Admittedly, when you first turn on The Laws Of Thermodynamics it does take a little while to settle into a rhythm. Spanish and English narrators switch depending on who’s speaking, the various formats all begin to collide as the film and documentary portions bounce back and forth and it all feels like it’s heading for uncharted, rocky waters. Thankfully, the ship is righted pretty early on and what follows is an interesting, engrossing film that seamlessly blends both documentary and romance film together to explain the actual laws surrounding this phenomena through the various stages of a romantic relationship.
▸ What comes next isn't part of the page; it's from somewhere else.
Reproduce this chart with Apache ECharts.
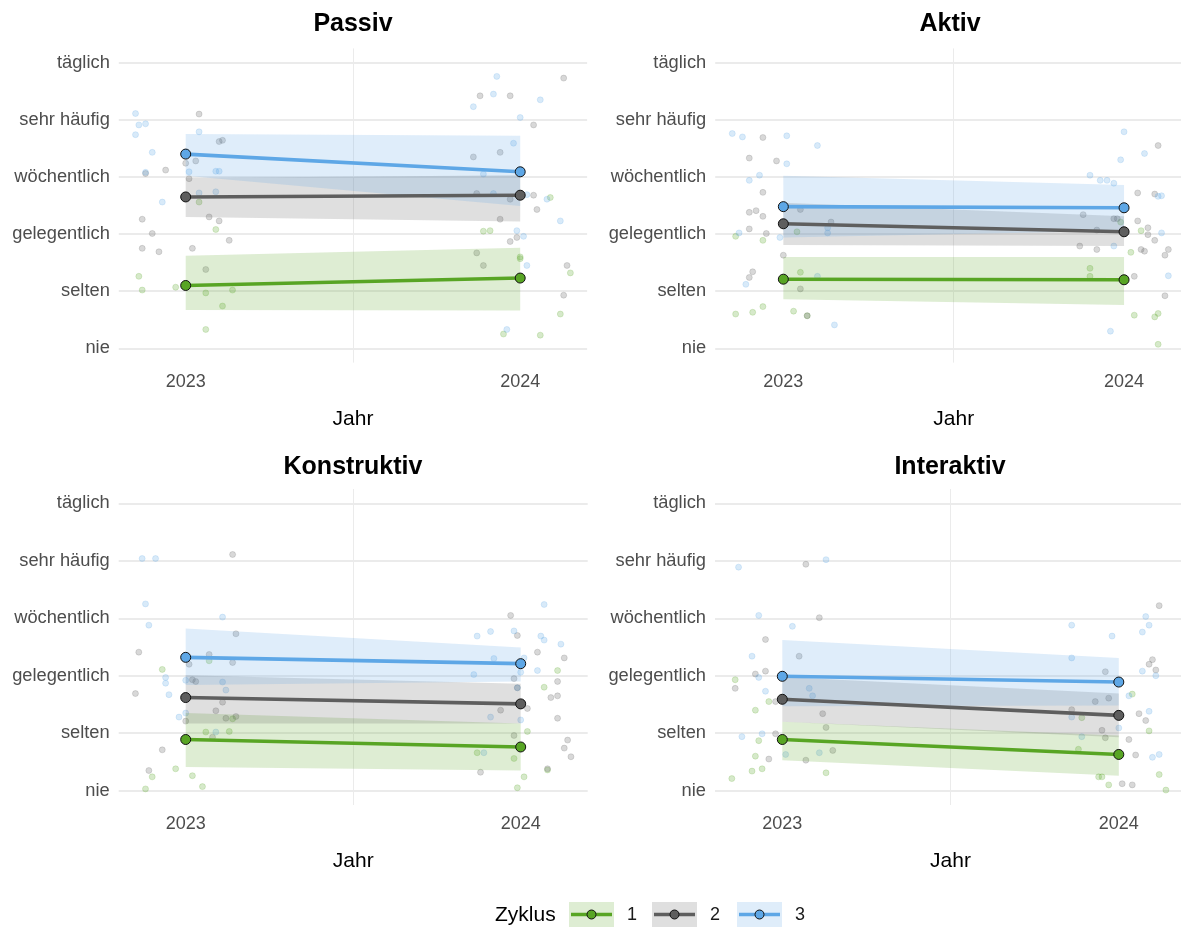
<!DOCTYPE html>
<html>
<head>
<meta charset="utf-8">
<script src="https://cdn.jsdelivr.net/npm/echarts@6/dist/echarts.min.js"></script>
<style>
  html, body { margin: 0; padding: 0; background: #ffffff; }
  #chart { width: 1181px; height: 928px; }
</style>
</head>
<body>
<div id="chart"></div>
<script>
// Frequency scale (1 = nie ... 6 = täglich)
const levels = ['nie', 'selten', 'gelegentlich', 'wöchentlich', 'sehr häufig', 'täglich'];
const years = [2023, 2024];
const cycles = ['1', '2', '3'];
const panelTitles = ['Passiv', 'Aktiv', 'Konstruktiv', 'Interaktiv'];

// Model estimates per cycle (rows: Zyklus 1, 2, 3; columns: 2023, 2024)
const passivMean  = [[2.10, 2.23], [3.65, 3.68], [4.40, 4.09]];
const passivLower = [[1.67, 1.66], [3.30, 3.22], [4.02, 3.49]];
const passivUpper = [[2.62, 2.76], [3.98, 4.03], [4.75, 4.72]];

const aktivMean  = [[2.21, 2.20], [3.18, 3.04], [3.48, 3.46]];
const aktivLower = [[1.86, 1.76], [2.81, 2.79], [2.94, 3.06]];
const aktivUpper = [[2.60, 2.60], [3.55, 3.31], [4.02, 3.86]];

const konstrMean  = [[1.89, 1.76], [2.62, 2.51], [3.32, 3.21]];
const konstrLower = [[1.41, 1.35], [2.17, 2.17], [2.84, 2.90]];
const konstrUpper = [[2.35, 2.17], [3.01, 2.86], [3.82, 3.49]];

const interMean  = [[1.89, 1.63], [2.59, 2.31], [2.99, 2.89]];
const interLower = [[1.53, 1.26], [2.20, 1.93], [2.47, 2.48]];
const interUpper = [[2.20, 1.96], [2.98, 2.69], [3.62, 3.31]];

// Individual (jittered) responses: [Jahr, Häufigkeit]
const passivPoints1 = [[2022.86,2.26],[2022.87,2.02],[2022.97,2.07],[2023.04,3.56],[2023.09,3.08],[2023.06,1.97],[2023.11,1.74],[2023.14,2.02],[2023.06,1.33],[2023.89,3.05],[2023.91,3.06],[2024.09,3.64],[2024.00,2.60],[2024.00,2.57],[2024.15,2.32],[2024.12,1.60],[2023.95,1.25],[2024.06,1.23]];
const passivPoints2 = [[2023.04,5.10],[2023.10,4.62],[2023.11,4.64],[2023.00,4.24],[2023.03,4.28],[2022.88,4.06],[2022.94,4.12],[2023.01,3.97],[2022.87,3.26],[2022.90,3.01],[2022.87,2.75],[2022.92,2.69],[2023.02,2.75],[2023.07,3.30],[2023.10,3.23],[2023.13,2.89],[2023.06,2.38],[2023.88,5.42],[2023.97,5.42],[2024.13,5.73],[2024.04,4.91],[2023.94,4.43],[2023.86,4.35],[2023.87,3.71],[2023.97,3.61],[2024.04,3.68],[2024.05,3.43],[2023.94,3.26],[2023.97,2.87],[2023.99,2.94],[2023.87,2.67],[2023.89,2.45],[2024.14,2.45],[2024.13,1.93]];
const passivPoints3 = [[2022.85,5.11],[2022.86,4.91],[2022.88,4.93],[2022.85,4.74],[2022.90,4.43],[2022.88,4.08],[2022.93,3.56],[2023.04,4.79],[2023.01,4.09],[2023.09,4.10],[2023.10,4.10],[2023.04,3.72],[2023.09,3.74],[2023.93,5.76],[2023.92,5.45],[2023.86,5.23],[2024.00,5.04],[2024.06,5.35],[2023.98,4.59],[2023.89,4.05],[2023.92,3.71],[2024.02,3.69],[2024.08,3.61],[2024.12,3.23],[2023.99,3.06],[2024.01,2.96],[2024.02,2.45],[2023.96,1.33]];

const aktivPoints1 = [[2022.86,2.96],[2022.94,2.89],[2023.04,3.04],[2023.05,2.33],[2022.86,1.60],[2022.91,1.63],[2022.94,1.73],[2023.03,1.65],[2023.07,1.57],[2023.90,2.40],[2023.90,2.26],[2024.05,3.06],[2024.02,2.68],[2024.03,1.58],[2024.09,1.55],[2024.10,1.61],[2024.10,1.07],[2023.99,3.21]];
const aktivPoints2 = [[2022.94,4.69],[2022.90,4.33],[2022.98,4.28],[2022.94,3.73],[2022.90,3.38],[2022.92,3.41],[2022.94,3.31],[2022.90,3.09],[2022.95,3.01],[2023.05,3.43],[2023.14,3.21],[2023.00,2.63],[2022.91,2.34],[2022.90,2.24],[2023.05,2.04],[2023.07,1.57],[2024.10,4.55],[2024.04,3.72],[2024.09,3.70],[2023.88,3.34],[2023.97,3.27],[2023.98,3.27],[2024.04,3.23],[2024.07,3.11],[2024.07,2.99],[2024.09,2.89],[2023.87,2.79],[2023.92,2.73],[2024.05,2.73],[2024.06,2.70],[2024.13,2.73],[2024.12,2.63],[2024.03,2.26],[2024.12,1.92],[2023.92,3.07]];
const aktivPoints3 = [[2022.85,4.76],[2022.88,4.70],[2023.01,4.72],[2023.10,4.55],[2023.01,4.23],[2022.93,4.03],[2022.90,3.94],[2022.87,3.02],[2022.99,2.94],[2023.13,3.11],[2023.13,3.02],[2023.10,2.26],[2022.89,2.12],[2023.15,1.41],[2024.00,4.79],[2023.99,4.30],[2024.06,4.41],[2023.90,4.03],[2023.93,3.94],[2023.95,3.94],[2023.97,3.89],[2024.11,3.67],[2024.10,3.66],[2024.11,3.02],[2023.97,2.79],[2024.13,2.27],[2023.96,1.30]];

const konstrPoints1 = [[2022.93,3.11],[2023.07,3.26],[2023.06,2.02],[2023.13,2.03],[2023.14,2.25],[2022.97,1.38],[2023.02,1.26],[2022.90,1.24],[2022.88,1.03],[2023.05,1.07],[2023.87,1.66],[2023.98,1.56],[2024.11,3.09],[2024.07,2.80],[2024.02,2.03],[2024.01,1.24],[2023.99,1.05],[2024.08,1.36]];
const konstrPoints2 = [[2023.14,5.11],[2022.86,3.41],[2022.85,2.69],[2023.15,3.73],[2023.07,3.37],[2023.01,3.20],[2023.02,2.93],[2023.03,2.90],[2023.14,3.23],[2023.09,2.39],[2023.11,2.54],[2023.12,2.26],[2023.15,2.29],[2023.00,2.21],[2023.08,1.93],[2022.93,1.71],[2022.89,1.35],[2023.97,4.05],[2023.99,3.70],[2024.05,3.41],[2024.13,3.31],[2024.11,2.90],[2024.11,2.65],[2024.09,2.62],[2023.98,2.95],[2023.99,2.79],[2023.94,2.40],[2024.02,2.43],[2024.11,2.26],[2024.14,1.88],[2024.13,1.74],[2024.15,1.59],[2023.98,1.96],[2023.88,1.32],[2024.08,1.38]];
const konstrPoints3 = [[2022.87,5.04],[2022.91,5.04],[2022.88,4.25],[2022.89,3.88],[2023.11,4.02],[2022.94,2.97],[2022.94,2.87],[2022.95,2.67],[2023.00,2.92],[2023.11,2.89],[2023.12,2.75],[2023.00,2.35],[2022.98,2.28],[2023.09,2.02],[2023.87,3.69],[2023.91,3.77],[2023.98,3.78],[2024.06,3.69],[2024.07,3.62],[2024.12,3.55],[2024.07,4.24],[2023.92,3.30],[2023.86,3.02],[2024.00,3.06],[2023.99,2.79],[2023.91,2.28],[2024.00,2.23],[2023.89,1.66],[2024.05,3.09],[2024.01,3.31]];

const interPoints1 = [[2022.86,2.93],[2022.92,2.40],[2022.96,2.55],[2022.93,1.87],[2022.92,1.60],[2022.91,1.34],[2022.94,1.38],[2022.85,1.21],[2023.13,1.31],[2024.04,2.68],[2024.09,2.04],[2023.88,1.72],[2023.94,1.24],[2023.95,1.24],[2023.97,1.10],[2024.12,1.28],[2024.14,1.01],[2023.89,2.27]];
const interPoints2 = [[2023.07,4.94],[2023.11,4.01],[2022.95,3.63],[2023.05,3.34],[2022.92,3.03],[2022.95,3.08],[2022.86,2.78],[2022.98,2.55],[2023.12,2.34],[2023.13,2.10],[2022.98,1.99],[2022.96,1.55],[2023.07,1.53],[2023.15,1.70],[2024.12,4.22],[2024.10,3.28],[2024.09,3.20],[2024.11,3.10],[2023.96,3.07],[2023.93,2.55],[2023.97,2.61],[2023.86,2.41],[2024.06,2.34],[2024.08,2.22],[2023.95,2.05],[2023.96,1.92],[2024.03,1.89],[2024.05,1.62],[2024.01,1.12],[2024.04,1.10]];
const interPoints3 = [[2022.87,4.89],[2023.13,5.02],[2022.93,4.05],[2023.03,3.86],[2022.91,3.34],[2022.93,2.97],[2022.95,2.73],[2023.08,2.78],[2023.09,2.65],[2022.88,1.94],[2022.94,1.99],[2023.01,1.63],[2023.11,1.66],[2023.86,3.88],[2023.98,3.69],[2023.86,3.31],[2024.08,4.03],[2024.09,3.88],[2024.07,3.76],[2024.07,3.08],[2024.11,3.00],[2024.03,2.65],[2024.09,2.38],[2023.86,2.28],[2024.00,2.09],[2023.89,1.94],[2024.10,1.58],[2024.12,1.63]];

// Colours per Zyklus
const cycleColors = ['#58a524', '#5e5e5e', '#5ea7e6'];
const bandColors  = ['rgba(88,165,36,0.2)', 'rgba(94,94,94,0.2)', 'rgba(94,167,230,0.2)'];
const pointColors = ['rgba(88,165,36,0.3)', 'rgba(94,94,94,0.3)', 'rgba(94,167,230,0.3)'];

const panels = [
  { mean: passivMean, lower: passivLower, upper: passivUpper, points: [passivPoints1, passivPoints2, passivPoints3] },
  { mean: aktivMean,  lower: aktivLower,  upper: aktivUpper,  points: [aktivPoints1, aktivPoints2, aktivPoints3] },
  { mean: konstrMean, lower: konstrLower, upper: konstrUpper, points: [konstrPoints1, konstrPoints2, konstrPoints3] },
  { mean: interMean,  lower: interLower,  upper: interUpper,  points: [interPoints1, interPoints2, interPoints3] }
];

// Panel layout (pixels); the right-hand panels run slightly past the canvas edge
const gridBoxes = [
  { left: 118.8, top: 48.4, width: 468.3, height: 314.2 },
  { left: 715.2, top: 48.4, width: 477.0, height: 314.2 },
  { left: 118.7, top: 489.0, width: 469.0, height: 316.0 },
  { left: 715.0, top: 489.0, width: 471.1, height: 316.0 }
];
const titleCenters = [[353, 12], [950, 12], [353, 455], [950, 455]];

const FONT = '"Liberation Sans", Arial, sans-serif';
const TRANSPARENT = 'rgba(0,0,0,0)';

const grids = [], xAxes = [], yAxes = [], series = [], titles = [];

// x ticks every 0.1 from 2022.8: only 2023.5 carries a (minor) grid line
const xLineColors = [];
for (let i = 0; i < 15; i++) xLineColors.push(i === 7 ? '#ebebeb' : TRANSPARENT);

panels.forEach((p, i) => {
  grids.push(Object.assign({ containLabel: false, outerBoundsMode: 'none' }, gridBoxes[i]));
  titles.push({
    text: panelTitles[i], left: titleCenters[i][0], top: titleCenters[i][1], textAlign: 'center',
    padding: 0,
    textStyle: { fontFamily: FONT, fontWeight: 'bold', fontSize: 25, color: '#000' }
  });
  xAxes.push({
    type: 'value', gridIndex: i, min: 2022.8, max: 2024.2, interval: 0.1,
    name: 'Jahr', nameLocation: 'middle', nameGap: 46,
    nameTextStyle: { fontFamily: FONT, fontSize: 21, color: '#000' },
    axisLine: { show: false }, axisTick: { show: false },
    axisLabel: {
      margin: 10, fontFamily: FONT, fontSize: 18, color: '#4d4d4d',
      formatter: v => years.some(y => Math.abs(v - y) < 1e-6) ? String(Math.round(v)) : ''
    },
    splitLine: { show: true, lineStyle: { color: xLineColors, width: 1 } }
  });
  yAxes.push({
    type: 'value', gridIndex: i, min: 0.75, max: 6.25, interval: 0.25,
    axisLine: { show: false }, axisTick: { show: false },
    axisLabel: {
      margin: 9, fontFamily: FONT, fontSize: 18.3, color: '#4d4d4d',
      formatter: v => {
        const r = Math.round(v);
        return Math.abs(v - r) < 1e-6 && r >= 1 && r <= 6 ? levels[r - 1] : '';
      }
    },
    splitLine: { show: true, lineStyle: { color: [TRANSPARENT, '#ebebeb', TRANSPARENT, TRANSPARENT], width: 1.8 } }
  });

  // jittered individual answers
  cycles.forEach((c, k) => {
    series.push({
      type: 'scatter', name: c, xAxisIndex: i, yAxisIndex: i, data: p.points[k],
      symbol: 'circle', symbolSize: 6, silent: true, z: 1,
      itemStyle: { color: pointColors[k], borderColor: pointColors[k], borderWidth: 0.8 }
    });
  });

  // confidence bands
  cycles.forEach((c, k) => {
    series.push({
      type: 'custom', name: c, xAxisIndex: i, yAxisIndex: i, silent: true, z: 2,
      data: [[years[0], p.lower[k][0], p.upper[k][0], years[1], p.lower[k][1], p.upper[k][1]]],
      encode: { x: [0, 3], y: [1, 2, 4, 5] },
      renderItem: (params, api) => {
        const a = api.coord([api.value(0), api.value(1)]);
        const b = api.coord([api.value(3), api.value(4)]);
        const d = api.coord([api.value(3), api.value(5)]);
        const e = api.coord([api.value(0), api.value(2)]);
        return { type: 'polygon', shape: { points: [a, b, d, e] }, style: { fill: bandColors[k] } };
      }
    });
  });

  // estimated trend lines
  cycles.forEach((c, k) => {
    series.push({
      type: 'line', name: c, xAxisIndex: i, yAxisIndex: i, z: 3,
      data: years.map((y, j) => [y, p.mean[k][j]]),
      symbol: 'circle', symbolSize: 10, showSymbol: true,
      lineStyle: { color: cycleColors[k], width: 3.6 },
      itemStyle: { color: cycleColors[k], borderColor: '#111', borderWidth: 1 }
    });
  });
});

// Legend (Zyklus)
const legendGraphics = [
  { type: 'text', left: 495, top: 905, style: { text: 'Zyklus', font: '21px ' + FONT, fill: '#000' } }
];
const keyX = [569, 652, 737];
cycles.forEach((c, k) => {
  const x = keyX[k];
  legendGraphics.push(
    { type: 'rect', shape: { x: x, y: 902, width: 45, height: 25 }, style: { fill: bandColors[k] } },
    { type: 'line', shape: { x1: x + 2, y1: 914.5, x2: x + 43, y2: 914.5 }, style: { stroke: cycleColors[k], lineWidth: 3.6 } },
    { type: 'circle', shape: { cx: x + 22.5, cy: 914.5, r: 4.5 }, style: { fill: cycleColors[k], stroke: '#111', lineWidth: 1 } },
    { type: 'text', left: x + 58, top: 906, style: { text: c, font: '18px ' + FONT, fill: '#1a1a1a' } }
  );
});

const chart = echarts.init(document.getElementById('chart'), null, { renderer: 'canvas' });
chart.setOption({
  animation: false,
  backgroundColor: '#ffffff',
  title: titles,
  grid: grids,
  xAxis: xAxes,
  yAxis: yAxes,
  series: series,
  graphic: legendGraphics
});
</script>
</body>
</html>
The Laws Of Thermodynamics makes for a fascinating and oddly engrossing watch but lacklustre characterisation lets the film down from being as good as it could have been. Love-struck Manel (Vito Sanz) fails to cut an empathetic protagonist while Elena (Berta Vázquez) just doesn’t radiate the spark needed to give the two lovers a compelling, believable chemistry. The other main characters include self assured Pablo (Chino Darín) and his disgruntled but accepting partner Eva (Vicky Luengo) who juxtapose nicely with Manel and Elena while the laws are being explained. With Manel and Elena’s relationship eating up the lion’s share of the run time, there isn’t quite enough of this couple’s story to truly feel connected to them despite some of the ideas arguably being more interesting and emotionally complex.
The visual design of the film fits snugly into documentary format while showcasing just enough of the film behind the laws to make it a relevant, focal part of this picture. Scenes are regularly rewound, fast forwarded, slowed and dissected to explain different laws and while this does work from a scientific point of view, it also makes the film a much more passive piece than it perhaps should be. With a little more empathy for the characters and a slightly longer run time just to help flesh out the characters, this could be the most unique and impressively original experiment this year. Technically, the film is competently shot though with seamless editing between the usual documentary format tropes you’d expect and the film aspects playing out across the bustling Spanish city Barcelona.
The Laws Of Thermodynamics won’t be for everyone. Plenty of people will be turned away from the format, especially with the slightly wonky opening and jarring genre mash-up but if you can get past that, this Spanish documentary/romance film is well worth experiencing. If nothing else, The Laws Of Thermodynamics proves you really can merge two opposing genres in a compelling and intriguing way but it’s just a pity the film lacks the compelling characters needed too make this the stand out film it so easily could have been.